One of the main messages of the book, is that consciousness and what we perceive to be under our control, constitutes only a minuscule part of everything else that’s going on in the brain, over which we have no control. The underlying processes and systems to which we have no access are responsible for nearly everything that shapes who we are, how we behave, and what defines each one of us as a person. What we have been doing in the field of AI, is trying to replicate this conscious layer of the brain, in algorithms and machines, which will only get us so far. Another very important concept introduced in the book, is how we as humans learn. How our senses collaborate to build a complete picture about something. And how once this thing is learned, it is relegated to what the author calls ‘zombie’ or ‘alien’ procedures, to which our conscience no longer has access. But one thing that sets our biological learning systems apart from our attempts at artificial learning is the fact that biology continues to invent new variations in circuitry, trying to solve problems in unexpected and creative new ways. This is in contrast to artificial learning, where once a problem is solved, we move onto the next one.

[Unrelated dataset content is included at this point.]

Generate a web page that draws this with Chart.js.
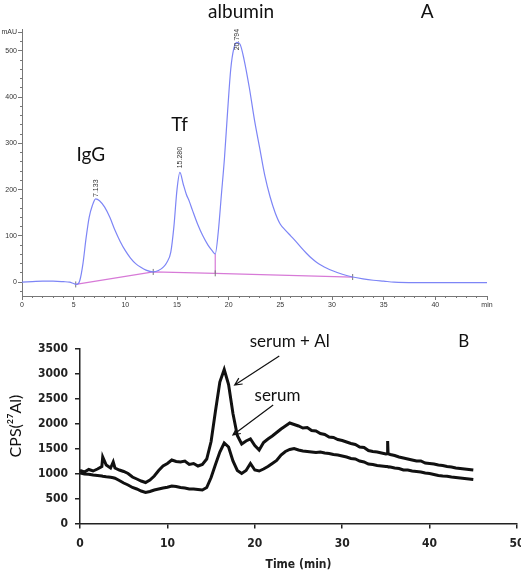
<!DOCTYPE html>
<html>
<head>
<meta charset="utf-8">
<script src="https://cdn.jsdelivr.net/npm/chart.js@4.4.0/dist/chart.umd.min.js"></script>
<style>
body { margin: 0; background: #fff; }
canvas { position: absolute; left: 0; }
</style>
</head>
<body>
<canvas id="chartA" width="521" height="315" style="top:0"></canvas>
<canvas id="chartB" width="521" height="253" style="top:320px"></canvas>
<script>
/* panel A: UV chromatogram (mAU vs min) */
const chromTime = [0,1,2,3,4,4.6,5.0,5.3,5.6,5.9,6.2,6.5,6.8,7.13,7.5,8.0,8.5,9.0,9.5,10.0,
    10.5,11.0,11.5,12.0,12.7,13.2,13.7,14.0,14.4,14.7,15.0,15.28,15.6,15.9,16.2,16.5,17.0,17.5,18.0,18.4,
    18.7,19.0,19.3,19.6,19.9,20.2,20.5,20.79,21.1,21.5,22.0,22.5,23.0,23.5,24.0,24.5,25.0,25.5,26.0,26.5,
    27.0,27.5,28.0,28.5,29.0,29.5,30.0,31.0,32.0,33.0,34.0,35.0,36.0,38.0,40.0,42.0,44.0,45.0];
const chromMAU = [0,1,2,2,1,0,-3,-5,4,40,95,140,165,180,176,162,140,112,88,68,
    52,40,32,26,22,25,33,42,65,120,200,237,212,190,174,155,125,100,80,68,
    61,110,190,270,370,460,505,518,514,480,420,350,290,230,185,150,125,112,100,88,
    75,63,52,43,36,30,25,17,11,7,4,2,0,-1,-1,-1,-1,-1];
const baseTime = [5.2, 12.7, 18.7, 32];
const baseMAU = [-5, 22, 19, 11];
const dropTime = [18.7, 18.7];
const dropMAU = [61, 19];
const peakTimes = [7.133, 15.280, 20.794];
const peakLabels = ["7.133", "15.280", "20.794"];
const peakLabelAt = [184, 246, 501];
const textA = ["IgG", "Tf", "albumin", "A"];
const textAX = [6.67, 15.25, 21.2, 39.2];
const textAY = [275, 340, 584, 584];
const yTicksA = [0, 100, 200, 300, 400, 500, 540];

/* panel B: CPS(27Al) vs time */
const timesB = [0,0.5,1,1.5,2,2.5,2.6,3,3.5,3.8,4,4.5,5,5.5,6,6.5,7,7.5,8,8.5,
    9,9.5,10,10.5,11,11.5,12,12.5,13,13.5,14,14.5,15,15.5,16,16.5,17,17.5,18,18.5,
    19,19.5,20,20.5,21,21.5,22,22.5,23,23.5,24,24.5,25,25.5,26,26.5,27,27.5,28,28.5,
    29,29.5,30,30.5,31,31.5,32,32.5,33,33.5,34,34.5,35,35.15,35.2,35.25,35.5,36,36.5,37,37.5,38,
    38.5,39,39.5,40,40.5,41,41.5,42,42.5,43,43.5,44,44.5,45];
const serumAl = [1060,1030,1080,1050,1090,1140,1330,1170,1110,1230,
    1110,1070,1040,1000,930,890,850,820,870,950,
    1060,1150,1200,1270,1240,1230,1250,1180,1200,1150,
    1180,1290,1640,2250,2830,3080,2780,2200,1760,1590,
    1650,1690,1560,1470,1620,1690,1750,1820,1890,1950,
    2010,1980,1950,1910,1920,1860,1850,1800,1780,1730,
    1720,1680,1660,1630,1600,1580,1530,1520,1460,1440,
    1430,1410,1390,1395,1650,1395,1380,1360,1330,1310,1290,1270,
    1250,1250,1210,1200,1190,1170,1160,1140,1130,1110,
    1100,1090,1080,1070];
const serum = [1010,990,985,970,960,950,945,935,925,915,
    905,860,810,770,720,690,650,620,640,670,
    690,710,725,750,740,720,710,690,690,680,
    670,720,920,1180,1430,1610,1530,1250,1060,1000,
    1060,1200,1070,1050,1090,1140,1200,1260,1370,1440,
    1480,1500,1470,1450,1440,1430,1420,1430,1410,1400,
    1380,1370,1350,1330,1300,1290,1250,1230,1190,1180,
    1160,1150,1140,1138,1135,1133,1130,1110,1100,1070,1070,1050,
    1040,1030,1010,1000,980,960,950,945,930,920,
    910,900,890,880];
const textB = ["serum + Al", "serum", "B"];
const textBX = [24.0, 22.6, 43.9];
const textBY = [3636, 2550, 3640];
// arrows: tail -> tip
const arrowFromX = [22.8, 22.1];
const arrowFromY = [3350, 2370];
const arrowToX = [17.7, 17.5];
const arrowToY = [2770, 1770];

function pts(xs, ys) {
    return xs.map((x, i) => ({x: x, y: ys[i]}));
}

const axisGrey = "#777";
const smallFont = {family: "'Liberation Sans', Arial, sans-serif", size: 7};

const annotA = {
    id: "annotA",
    afterDraw(chart) {
        const ctx = chart.ctx, xs = chart.scales.x, ys = chart.scales.y;
        ctx.save();
        ctx.fillStyle = "#333";
        ctx.font = "7px 'Liberation Sans', Arial, sans-serif";
        ctx.textAlign = "left";
        ctx.textBaseline = "middle";
        peakTimes.forEach(function (t, i) {
            ctx.save();
            ctx.translate(xs.getPixelForValue(t), ys.getPixelForValue(peakLabelAt[i]));
            ctx.rotate(-Math.PI / 2);
            ctx.fillText(peakLabels[i], 0, 0);
            ctx.restore();
        });
        ctx.fillStyle = "#111";
        ctx.font = "19px Lato, 'Open Sans', sans-serif";
        ctx.textAlign = "center";
        for (let i = 0; i < textA.length; i++) {
            ctx.fillText(textA[i], xs.getPixelForValue(textAX[i]), ys.getPixelForValue(textAY[i]));
        }
        ctx.restore();
    }
};

var chartA = new Chart(document.getElementById("chartA").getContext("2d"), {
    type: "line",
    data: {
        datasets: [{
            data: pts(chromTime, chromMAU),
            borderColor: "#7d85f6",
            borderWidth: 1.2,
            pointRadius: 0,
            cubicInterpolationMode: "monotone"
        }, {
            data: pts(baseTime, baseMAU),
            borderColor: "#d77ad7",
            borderWidth: 1.2,
            pointStyle: "line",
            rotation: 90,
            pointRadius: 3,
            pointBorderColor: "#777",
            pointBorderWidth: 1
        }, {
            data: pts(dropTime, dropMAU),
            borderColor: "#d77ad7",
            borderWidth: 1.2,
            pointRadius: 0
        }]
    },
    options: {
        responsive: false,
        animation: false,
        events: [],
        layout: {padding: {top: 29, right: 34, left: 0, bottom: 0}},
        plugins: {legend: {display: false}, tooltip: {enabled: false}},
        scales: {
            x: {
                type: "linear", min: 0, max: 45, position: "bottom", weight: 1,
                ticks: {stepSize: 5, font: smallFont, color: "#333", padding: 1, maxRotation: 0, autoSkip: false,
                    callback: v => v === 45 ? "min" : v},
                grid: {drawOnChartArea: false, tickLength: 4, color: axisGrey},
                border: {color: axisGrey, width: 1},
                afterFit: s => { s.height = 19; s.paddingLeft = 0; s.paddingRight = 0; }
            },
            xm: {
                type: "linear", min: 0, max: 45, position: "bottom", weight: 0,
                ticks: {display: false, stepSize: 1},
                grid: {drawOnChartArea: false, tickLength: 2, color: axisGrey},
                border: {display: false},
                afterFit: s => { s.height = 0; s.paddingLeft = 0; s.paddingRight = 0; }
            },
            y: {
                type: "linear", min: -30, max: 547, position: "left", weight: 1,
                afterBuildTicks: s => { s.ticks = yTicksA.map(v => ({value: v})); },
                ticks: {font: smallFont, color: "#333", padding: 1,
                    callback: v => v === 540 ? "mAU" : v},
                grid: {drawOnChartArea: false, tickLength: 4, color: axisGrey},
                border: {color: axisGrey, width: 1},
                afterFit: s => { s.width = 22; s.paddingTop = 0; s.paddingBottom = 0; }
            },
            ym: {
                type: "linear", min: -30, max: 547, position: "left", weight: 0,
                afterBuildTicks: s => {
                    let t = [];
                    for (let v = -20; v <= 540; v += 20) t.push({value: v});
                    s.ticks = t;
                },
                ticks: {display: false},
                grid: {drawOnChartArea: false, tickLength: 2, color: axisGrey},
                border: {display: false},
                afterFit: s => { s.width = 0; s.paddingTop = 0; s.paddingBottom = 0; }
            }
        }
    },
    plugins: [annotA]
});

const annotB = {
    id: "annotB",
    afterDraw(chart) {
        const ctx = chart.ctx, xs = chart.scales.x, ys = chart.scales.y;
        ctx.save();
        ctx.fillStyle = "#111";
        ctx.font = "17px Lato, 'Open Sans', sans-serif";
        ctx.textAlign = "center";
        ctx.textBaseline = "middle";
        for (let i = 0; i < textB.length; i++) {
            ctx.fillText(textB[i], xs.getPixelForValue(textBX[i]), ys.getPixelForValue(textBY[i]));
        }
        // arrows
        ctx.strokeStyle = "#111";
        ctx.lineWidth = 1.2;
        for (let i = 0; i < arrowFromX.length; i++) {
            let x0 = xs.getPixelForValue(arrowFromX[i]), y0 = ys.getPixelForValue(arrowFromY[i]);
            let x1 = xs.getPixelForValue(arrowToX[i]), y1 = ys.getPixelForValue(arrowToY[i]);
            let a = Math.atan2(y1 - y0, x1 - x0);
            ctx.beginPath();
            ctx.moveTo(x0, y0);
            ctx.lineTo(x1, y1);
            ctx.moveTo(x1 - 8 * Math.cos(a - 0.45), y1 - 8 * Math.sin(a - 0.45));
            ctx.lineTo(x1, y1);
            ctx.lineTo(x1 - 8 * Math.cos(a + 0.45), y1 - 8 * Math.sin(a + 0.45));
            ctx.stroke();
        }
        // y title
        ctx.save();
        ctx.translate(15.5, ys.getPixelForValue(1950));
        ctx.rotate(-Math.PI / 2);
        ctx.font = "16px Lato, 'Open Sans', sans-serif";
        ctx.fillText("CPS(\u00B2\u2077Al)", 0, 0);
        ctx.restore();
        ctx.restore();
    }
};

const boldNarrow = {family: "'Liberation Sans Narrow', 'Arial Narrow', 'DejaVu Sans Condensed', sans-serif", size: 12, weight: "bold"};

var chartB = new Chart(document.getElementById("chartB").getContext("2d"), {
    type: "line",
    data: {
        datasets: [{
            data: pts(timesB, serumAl),
            borderColor: "#111",
            borderWidth: 3,
            pointRadius: 0,
            tension: 0
        }, {
            data: pts(timesB, serum),
            borderColor: "#111",
            borderWidth: 3,
            pointRadius: 0,
            tension: 0
        }]
    },
    options: {
        responsive: false,
        animation: false,
        events: [],
        layout: {padding: {top: 28.5, right: 4, left: 0, bottom: 0}},
        plugins: {legend: {display: false}, tooltip: {enabled: false}},
        scales: {
            x: {
                type: "linear", min: 0, max: 50,
                ticks: {stepSize: 10, font: boldNarrow, color: "#222", padding: 8, maxRotation: 0,
                    callback: v => String(v)},
                grid: {drawOnChartArea: false, tickLength: 5, color: "#222", lineWidth: 1.5},
                border: {color: "#222", width: 1.5},
                title: {display: true, text: "Time (min)", font: boldNarrow, color: "#222", padding: {top: 0, bottom: 1}},
                afterFit: s => { s.height = 49.5; s.paddingLeft = 0; s.paddingRight = 0; }
            },
            y: {
                type: "linear", min: 0, max: 3500,
                ticks: {stepSize: 500, font: boldNarrow, color: "#222", padding: 7,
                    callback: v => String(v)},
                grid: {drawOnChartArea: false, tickLength: 5, color: "#222", lineWidth: 1.5},
                border: {color: "#222", width: 1.5},
                afterFit: s => { s.width = 80; s.paddingTop = 0; s.paddingBottom = 0; }
            }
        }
    },
    plugins: [annotB]
});
</script>
</body>
</html>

There are a lot more concepts the book touches on, like competing systems in our brain. Why it is that we develop multiple ways of doing the same thing, and how that helps in the grand scheme of things. Why it is that behaviour changes, and things said may seem outrageous when someone is drunk. Who is the real you, the drunk or sober one? How do you debate things in your head, who is talking to who? Why do you change over time, and why do your perceptions and convictions change? Many other questions like these, are very pertinent in developing a better understanding of human intelligence, and how it can be applied to artificial intelligence.
I appreciate that this blog post has raised more questions than it has provided answers, but that is its purpose. There are a lot of predictions and perspectives floating around regarding artificial intelligence. Even the biggest names in tech have disagreed, and have different understandings and perceptions of what artificial intelligence is capable of, and in which direction it’s heading. Perhaps the takeaway message can be summed up as follows: I strongly believe that before we’re able to make a leap in artificial intelligence, we have to make multiple leaps in understanding natural intelligence. We have to look back at how human intelligence evolved over centuries and millennia. Only once we’re firmly grounded in that understanding, we can hope to meaningfully advance the field of artificial intelligence.